Einde inhoudsopgave
Verordening (EG) Nr. 715/2007 betreffende de typegoedkeuring van motorvoertuigen met betrekking tot emissies van lichte personen- en bedrijfsvoertuigen (Euro 5 en Euro 6)
Artikel 5 Voorschriften en tests
Geldend
Geldend van 07-08-2009 tot 01-07-2030
- Redactionele toelichting
Deze wijziging wordt toegepast vanaf 31-12-2012. De datum van toepassing is gecorrigeerd via een rectificatie (PbEU 2009, L 200).
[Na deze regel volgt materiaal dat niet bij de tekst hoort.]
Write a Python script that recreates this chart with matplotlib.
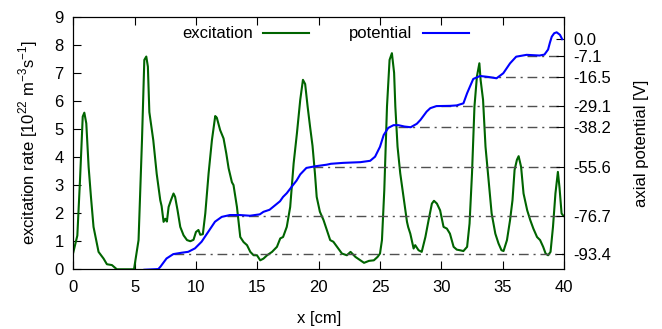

Toepassing voorheen: 07-08-2009.
- Bronpublicatie:
18-06-2009, PbEU 2009, L 188 (uitgifte: 18-07-2009, regelingnummer: 595/2009)
- Inwerkingtreding
07-08-2009
- Bronpublicatie inwerkingtreding:
18-06-2009, PbEU 2009, L 188 (uitgifte: 18-07-2009, regelingnummer: 595/2009)
- Vakgebied(en)
Verkeersrecht / Voertuigeisen
1.
De fabrikanten rusten hun voertuigen zo uit dat de onderdelen die van invloed kunnen zijn op de emissies zodanig ontworpen, geconstrueerd en gemonteerd zijn dat het voertuig onder normale gebruiksomstandigheden aan deze verordening en de uitvoeringsmaatregelen ervan kan voldoen.
2.
Het gebruik van manipulatie-instrumenten die de doelmatigheid van de emissiecontrolesystemen verminderen, is verboden. Dit verbod geldt niet indien:
- a)
het instrument nodig is om de motor te beschermen tegen schade of ongevallen en om de veilige werking van het voertuig te verzekeren;
- b)
het instrument slechts functioneert als de motor gestart wordt,
of
- c)
de omstandigheden in belangrijke mate zijn meegenomen in de testprocedures voor de controle van de verdampingsemissies en de gemiddelde uitlaatemissies.
3.
De specifieke procedures, tests en voorschriften voor de typegoedkeuring, vastgelegd in dit lid, alsmede voorschriften voor de uitvoering van lid 2 die tot doel hebben deze verordening op niet-essentiële onderdelen te wijzigen door deze aan te vullen, worden aangenomen overeenkomstig de regelgevingsprocedure met toetsing van artikel 15, lid 3. Hieronder valt het vaststellen van voorschriften betreffende:
- a)
uitlaatemissies, met inbegrip van testcycli, emissies bij lage omgevingstemperatuur, emissies bij stationair toerental, rookopaciteit en de correcte werking en regeneratie van de nabehandelingssystemen;
- b)
verdampingsemissies en motorcarteremissies;
- c)
boorddiagnosesystemen en de overeenstemming van in gebruik zijnde emissiebeheersingssystemen;
- d)
de duurzaamheid van emissiebeheersingssystemen, vervangende emissiebeheersingssystemen, de overeenstemming van in gebruik zijnde voertuigen, de overeenstemming van de productie en de technische controle;
- e)
meting van broeikasgasemissies en brandstofverbruik;
- f)
hybride voertuigen en op alternatieve brandstof rijdende voertuigen;
- g)
de uitbreiding van typegoedkeuringen en de vereisten voor kleine fabrikanten;
- h)
testapparatuur;
- i)
referentiebrandstoffen zoals benzine, diesel, gasvormige brandstoffen en biobrandstoffen, zoals bio-ethanol, biodiesel en biogas;
- j)
het meten van het motorvermogen.
Bovenvermelde voorschriften zijn, in voorkomend geval, van toepassing op voertuigen, ongeacht de gebruikte brandstof.